I take some comfort in knowing that the banking system is bad across the board. One friend, who is easily worth several million, moved to the U.K. and faced the same challenges all of us did at the school.

Gwyneth Paltrow recently got into some trouble after unleashing a string of pet hates about life in London in Marie Claire magazine. "Customer service is just rubbish in England. People are much more relaxed there, and things take forever to get done. They'll tell you it'll take two weeks for your Internet service to be fixed! It drives me nuts." I never thought I'd be quoting Gwyneth, but she's spot on. All of us at the school have a long supply of anecdotes about the perils of British customer service.

No bank account means no apartment. It also means no cell phone. I knew I wouldn't have any credit history in the United Kingdom, but I thought I might be able to use my U.S. credit cards to at least secure a mobile phone. Wrong. Without a bank account, I ultimately had to rely on my uncle to pick up a phone under his name. I don't know how other students did it. I still don't have a place to live and am crashing with my cousin in Harrow, but I'm hoping to find something nearer to school soon. London is wonderfully residential town, when contrasted with New York, but that means homes here are geared for families. Studios and one-bedroom apartments are expensive and hard to find, while three- and five-bedroom apartments are comparatively inexpensive. This was great for the students who arrived early and got together in beautiful four- and five-bedroom flats, but bad news for all of us still hunting for a place to live.

There is a moral to all of this. Start early and give yourself plenty of time.

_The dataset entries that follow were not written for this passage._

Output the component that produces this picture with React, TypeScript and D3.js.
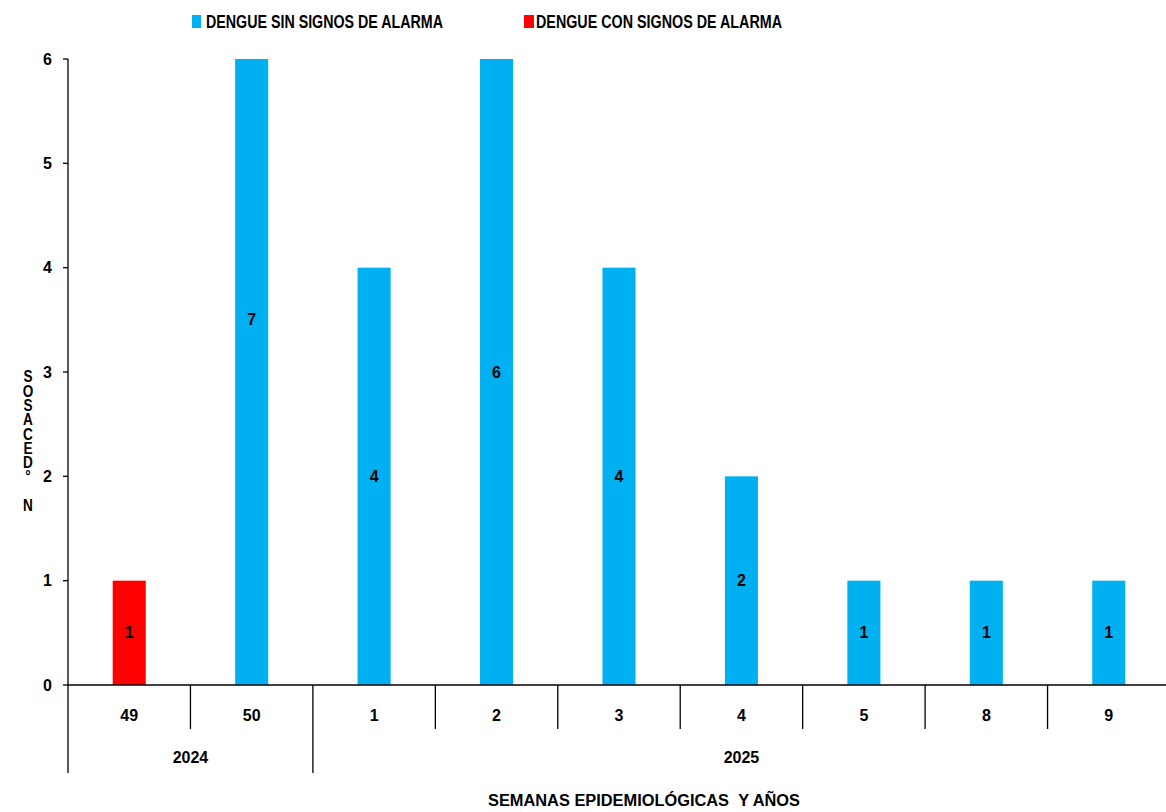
import React from "react";
import * as d3 from "d3";

const weeks = ["49", "50", "1", "2", "3", "4", "5", "8", "9"];
const years = [
  { label: "2024", start: 0, end: 1 },
  { label: "2025", start: 2, end: 8 },
];
const sinSignos = [0, 7, 4, 6, 4, 2, 1, 1, 1];
const conSignos = [1, 0, 0, 0, 0, 0, 0, 0, 0];
const yTicks = [0, 1, 2, 3, 4, 5, 6];
const seriesNames = ["DENGUE SIN SIGNOS DE ALARMA", "DENGUE CON SIGNOS DE ALARMA"];
const yTitleChars = ["S", "O", "S", "A", "C", "E", "D", "°", "", "N"];
const xTitle = "SEMANAS EPIDEMIOLÓGICAS\u00A0\u00A0Y AÑOS";

const BLUE = "#00B0F0";
const RED = "#FF0000";
const FONT = "'Liberation Sans', Arial, sans-serif";

export default function App() {
  const W = 1166;
  const H = 812;
  const left = 68;
  const right = 1170;
  const top = 59;
  const bottom = 685;

  const x = d3.scaleBand<number>().domain(weeks.map((_, i) => i)).range([left, right]).padding(0);
  const y = d3.scaleLinear().domain([0, 6]).range([bottom, top]);
  const bw = x.bandwidth() * 0.27;
  const clip = (v: number) => Math.min(v, 6);

  const bars: any[] = [];
  const labels: any[] = [];
  weeks.forEach((w, i) => {
    const cx = (x(i) as number) + x.bandwidth() / 2;
    let base = 0;
    [
      { v: conSignos[i], c: RED },
      { v: sinSignos[i], c: BLUE },
    ].forEach((s, k) => {
      if (s.v > 0) {
        const y0 = y(clip(base));
        const y1 = y(clip(base + s.v));
        bars.push(<rect key={`b${i}-${k}`} x={cx - bw / 2} y={y1} width={bw} height={y0 - y1} fill={s.c} />);
        labels.push(
          <text key={`l${i}-${k}`} x={cx} y={y(base + s.v / 2)} textAnchor="middle" dominantBaseline="central"
            fontSize={16} fontWeight="bold" fill="#000">{s.v}</text>
        );
        base += s.v;
      }
    });
  });

  return (
    <svg width={W} height={H} style={{ position: "absolute", left: 0, top: 0, fontFamily: FONT }}>
      <rect x={0} y={0} width={W} height={H} fill="#fff" />
      {/* legend */}
      <rect x={192} y={15} width={9} height={13} fill={BLUE} />
      <text x={206} y={21.5} dominantBaseline="central" fontSize={18} fontWeight="bold" textLength={237} lengthAdjust="spacingAndGlyphs">{seriesNames[0]}</text>
      <rect x={524} y={15} width={10} height={13} fill={RED} />
      <text x={536} y={21.5} dominantBaseline="central" fontSize={18} fontWeight="bold" textLength={246} lengthAdjust="spacingAndGlyphs">{seriesNames[1]}</text>

      {bars}
      {labels}

      {/* y axis */}
      <line x1={left} x2={left} y1={top} y2={773} stroke="#000" strokeWidth={1.3} />
      {yTicks.map((t) => (
        <g key={t}>
          <line x1={left - 5} x2={left} y1={y(t)} y2={y(t)} stroke="#000" strokeWidth={1.3} />
          <text x={52} y={y(t)} textAnchor="end" dominantBaseline="central" fontSize={16} fontWeight="bold">{t}</text>
        </g>
      ))}
      {yTitleChars.map((c, i) => (
        <text key={i} x={28} y={377 + i * 14.3} textAnchor="middle" dominantBaseline="central" fontSize={16} fontWeight="bold"
          transform={`translate(28,0) scale(0.85,1) translate(-28,0)`}>{c}</text>
      ))}

      {/* x axis */}
      <line x1={left} x2={W} y1={bottom} y2={bottom} stroke="#000" strokeWidth={1.5} />
      {weeks.map((w, i) => {
        const bx = x(i) as number;
        const isYear = years.some((yr) => yr.start === i);
        return (
          <g key={w}>
            {i > 0 && <line x1={bx} x2={bx} y1={bottom} y2={isYear ? 773 : 729} stroke="#000" strokeWidth={1.3} />}
            <text x={bx + x.bandwidth() / 2} y={715} textAnchor="middle" dominantBaseline="central" fontSize={16} fontWeight="bold">{w}</text>
          </g>
        );
      })}
      {years.map((yr) => {
        const x0 = x(yr.start) as number;
        const x1 = (x(yr.end) as number) + x.bandwidth();
        return (
          <text key={yr.label} x={(x0 + x1) / 2} y={757} textAnchor="middle" dominantBaseline="central" fontSize={16} fontWeight="bold">{yr.label}</text>
        );
      })}
      <text x={488} y={800.5} dominantBaseline="central" fontSize={16} fontWeight="bold" textLength={312} lengthAdjust="spacingAndGlyphs">{xTitle}</text>
    </svg>
  );
}
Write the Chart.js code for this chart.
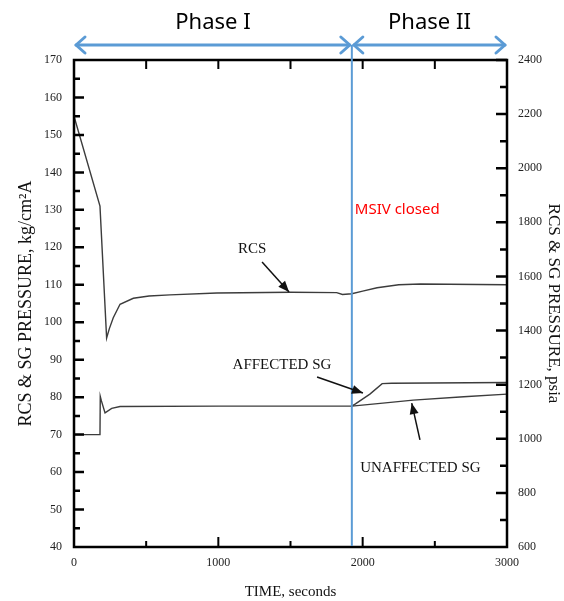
<!DOCTYPE html>
<html lang="en">
<head>
<meta charset="utf-8" />
<title>RCS &amp; SG pressure</title>
<style>
  * { margin: 0; padding: 0; }
  body { background: #fff; }
  .chartBox { width: 564px; height: 601px; }
</style>
</head>
<body>
<div class="chartBox"><canvas id="myChart" width="564" height="601"></canvas></div>
<script src="https://cdn.jsdelivr.net/npm/chart.js/dist/chart.umd.min.js"></script>
<script>
// setup - values (time in s, pressure in kg/cm2A)
const rcsTime     = [0, 180, 226, 245, 272, 319, 411, 520, 665, 990, 1500, 1820, 1860, 1925, 2000, 2100, 2250, 2400, 3000];
const rcsPressure = [155, 131, 95.8, 98.3, 101.2, 104.8, 106.4, 107.0, 107.3, 107.8, 108.0, 107.9, 107.4, 107.6, 108.3, 109.2, 110.0, 110.2, 110.0];

const sgTime      = [0, 180, 182, 190, 215, 261, 319, 1000, 1900, 1925];
const sgPressure  = [70, 70, 80.2, 79.0, 75.8, 77.0, 77.5, 77.6, 77.6, 77.6];

const affectedTime     = [1925, 1950, 2050, 2135, 2200, 3000];
const affectedPressure = [77.6, 78.2, 80.8, 83.6, 83.7, 83.9];

const unaffectedTime     = [1925, 2140, 2350, 2700, 3000];
const unaffectedPressure = [77.6, 78.4, 79.2, 80.1, 80.8];

const msivTime = 1925;
const phaseNames = ["Phase I", "Phase II"];
const phaseBounds = [0, msivTime, 3000];

const toPoints = (xs, ys) => xs.map((t, i) => ({ x: t, y: ys[i] }));

const serif = "'Liberation Serif', 'Times New Roman', serif";
const lineColor = "#3c3c3c";
const blue = "#5b9bd5";

function arrowHead(ctx, x0, y0, x1, y1, len, half) {
  const ang = Math.atan2(y1 - y0, x1 - x0);
  ctx.beginPath();
  ctx.moveTo(x1, y1);
  ctx.lineTo(x1 - len * Math.cos(ang) + half * Math.sin(ang), y1 - len * Math.sin(ang) - half * Math.cos(ang));
  ctx.lineTo(x1 - len * Math.cos(ang) - half * Math.sin(ang), y1 - len * Math.sin(ang) + half * Math.cos(ang));
  ctx.closePath();
  ctx.fill();
}

function openArrow(ctx, xTip, y, dir) {
  ctx.beginPath();
  ctx.moveTo(xTip - dir * 9, y - 8);
  ctx.lineTo(xTip, y);
  ctx.lineTo(xTip - dir * 9, y + 8);
  ctx.stroke();
}

// annotation: label position and arrow (data units)
const notes = [
  { text: "RCS", t: 1234, p: 119.5, from: [1303, 116.1], to: [1490, 108.1] },
  { text: "AFFECTED SG", t: 1441, p: 88.6, from: [1684, 85.4], to: [2002, 81.1] },
  { text: "UNAFFECTED SG", t: 2400, p: 61.1, from: [2397, 68.6], to: [2340, 78.4] }
];

const decorPlugin = {
  id: "decor",
  afterDatasetsDraw(chart) {
    const { ctx, chartArea: a, scales: { x, y, y2 } } = chart;
    ctx.save();

    // frame
    ctx.strokeStyle = "#000";
    ctx.lineWidth = 2.5;
    ctx.strokeRect(a.left, a.top, a.right - a.left, a.bottom - a.top);

    // inward ticks
    ctx.lineWidth = 2.5;
    ctx.beginPath();
    for (let v = 45; v < 170; v += 5) {
      const py = y.getPixelForValue(v);
      const len = v % 10 === 0 ? 10 : 6;
      ctx.moveTo(a.left, py); ctx.lineTo(a.left + len, py);
    }
    for (let v = 700; v <= 2400; v += 100) {
      const py = y2.getPixelForValue(v);
      const len = v % 200 === 0 ? 11 : 7;
      ctx.moveTo(a.right, py); ctx.lineTo(a.right - len, py);
    }
    ctx.stroke();
    ctx.lineWidth = 2;
    ctx.beginPath();
    for (let v = 500; v < 3000; v += 500) {
      const px = x.getPixelForValue(v);
      const len = v % 1000 === 0 ? 10 : 6;
      ctx.moveTo(px, a.bottom); ctx.lineTo(px, a.bottom - len);
      ctx.moveTo(px, a.top); ctx.lineTo(px, a.top + 9);
    }
    ctx.stroke();

    // MSIV closed line and phase arrows
    const mx = x.getPixelForValue(msivTime);
    const arrowY = a.top - 15;
    ctx.strokeStyle = blue;
    ctx.lineWidth = 2;
    ctx.beginPath();
    ctx.moveTo(mx, arrowY); ctx.lineTo(mx, a.bottom - 1);
    ctx.stroke();

    ctx.lineWidth = 3;
    ctx.lineCap = "round";
    ctx.lineJoin = "round";
    for (let i = 0; i < phaseNames.length; i++) {
      const x0 = x.getPixelForValue(phaseBounds[i]) + 2;
      const x1 = x.getPixelForValue(phaseBounds[i + 1]) - 2;
      ctx.beginPath();
      ctx.moveTo(x0, arrowY); ctx.lineTo(x1, arrowY);
      ctx.stroke();
      openArrow(ctx, x0, arrowY, -1);
      openArrow(ctx, x1, arrowY, 1);
      ctx.fillStyle = "#000";
      ctx.font = "22px 'Noto Sans', 'Open Sans', sans-serif";
      ctx.textAlign = "center";
      ctx.textBaseline = "middle";
      ctx.fillText(phaseNames[i], (x0 + x1) / 2, a.top - 37);
    }

    ctx.fillStyle = "#ff0000";
    ctx.font = "15px 'Noto Sans', 'Open Sans', sans-serif";
    ctx.textAlign = "left";
    ctx.fillText("MSIV closed", mx + 3, y.getPixelForValue(130));

    // curve labels with arrows
    ctx.fillStyle = "#111";
    ctx.strokeStyle = "#111";
    ctx.lineWidth = 1.5;
    ctx.lineCap = "butt";
    ctx.font = "15px " + serif;
    ctx.textAlign = "center";
    notes.forEach((n) => {
      ctx.fillText(n.text, x.getPixelForValue(n.t), y.getPixelForValue(n.p));
      const fx = x.getPixelForValue(n.from[0]), fy = y.getPixelForValue(n.from[1]);
      const tx = x.getPixelForValue(n.to[0]), ty = y.getPixelForValue(n.to[1]);
      ctx.beginPath();
      ctx.moveTo(fx, fy); ctx.lineTo(tx, ty);
      ctx.stroke();
      arrowHead(ctx, fx, fy, tx, ty, 11, 4.5);
    });

    ctx.restore();
  }
};

const lineDs = (label, pts) => ({
  label,
  data: pts,
  borderColor: lineColor,
  borderWidth: 1.4,
  pointRadius: 0,
  tension: 0,
  fill: false,
  yAxisID: "y"
});

// config
const config = {
  type: "line",
  data: {
    datasets: [
      lineDs("RCS", toPoints(rcsTime, rcsPressure)),
      lineDs("SG", toPoints(sgTime, sgPressure)),
      lineDs("AFFECTED SG", toPoints(affectedTime, affectedPressure)),
      lineDs("UNAFFECTED SG", toPoints(unaffectedTime, unaffectedPressure))
    ]
  },
  options: {
    responsive: false,
    animation: false,
    devicePixelRatio: 1,
    layout: { padding: { top: 60, left: 0, right: 0, bottom: 0 } },
    plugins: { legend: { display: false }, tooltip: { enabled: false } },
    scales: {
      x: {
        type: "linear",
        min: 0,
        max: 3000,
        grid: { display: false, drawTicks: false },
        border: { display: false },
        ticks: {
          stepSize: 1000,
          padding: 9,
          color: "#222",
          font: { family: serif, size: 12 },
          callback: (v) => String(v)
        },
        title: {
          display: true,
          text: "TIME, seconds",
          color: "#111",
          font: { family: serif, size: 15 },
          padding: { top: 0, bottom: 0 }
        },
        afterFit: (s) => { s.height = 54; }
      },
      y: {
        position: "left",
        min: 40,
        max: 170,
        grid: { display: false, drawTicks: false },
        border: { display: false },
        ticks: {
          stepSize: 10,
          padding: 12,
          color: "#222",
          font: { family: serif, size: 12 },
          callback: (v) => String(v)
        },
        title: {
          display: true,
          text: "RCS & SG PRESSURE, kg/cm²A",
          color: "#111",
          font: { family: serif, size: 18 },
          padding: { top: 15, bottom: 0 }
        },
        afterFit: (s) => { s.width = 74; }
      },
      y2: {
        position: "right",
        min: 600,
        max: 2400,
        grid: { display: false, drawTicks: false },
        border: { display: false },
        ticks: {
          stepSize: 200,
          padding: 11,
          color: "#222",
          font: { family: serif, size: 12 },
          callback: (v) => String(v)
        },
        title: {
          display: true,
          text: "RCS & SG PRESSURE, psia",
          color: "#111",
          font: { family: serif, size: 17 },
          padding: { top: 0, bottom: 0 }
        },
        afterFit: (s) => { s.width = 57; }
      }
    }
  },
  plugins: [decorPlugin]
};

// render init block
const myChart = new Chart(document.getElementById("myChart"), config);
</script>
</body>
</html>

That has never been one of my strengths. Back in high school, when I was applying for colleges, I remember frantically finishing my Stanford application the day it was due -- at 11:15 p.m. Back in those days you actually had to post the application. Fortunately, living in New York City, something is always open 24 hours, including the post office. I remember jumping on the subway, heading to the main post office downtown, only to notice that the clock was 10 minutes after midnight. Bleary-eyed, I begged and pleaded with the night clerk to roll back the stamp and affix the proper postmark. I went through all of this trouble for my first-choice school. (Stanford had the earliest deadline, December 15.) I swore to myself I'd never do that again.

Enter business school. I don't think I started a single business-school application more than two days before it was due. Now to be fair, I spent quite a bit of time pondering over what would go into my essays. Even though I didn't turn in the applications until the last minute, I did prepare a nice "kit" for each of my recommenders in early August. For busy executives, that is a must-have as it gives them a nice frame for what to put into your essays. My recommenders were Dr. Kai-Fu Lee, who recently gained a bit of publicity when he left Microsoft (MSFT) for Google (GOOG); my former general manager at Microsoft; and the CEO of a startup I worked with prior to joining Microsoft. Each one had his recommendations done by middle of October. That left it up to me to finish the Harvard, Stanford, London Business School, and Oxford essays. Those were the only four schools I applied to. Each application was turned in right on deadline.

London has the shortest word counts of any application, and it takes some effort to get a pithy essay written. I'd counsel anyone applying to the program to spend some effort framing what they want to write, and making sure it carries the weight it needs to in the condensed amount of space the application gives you.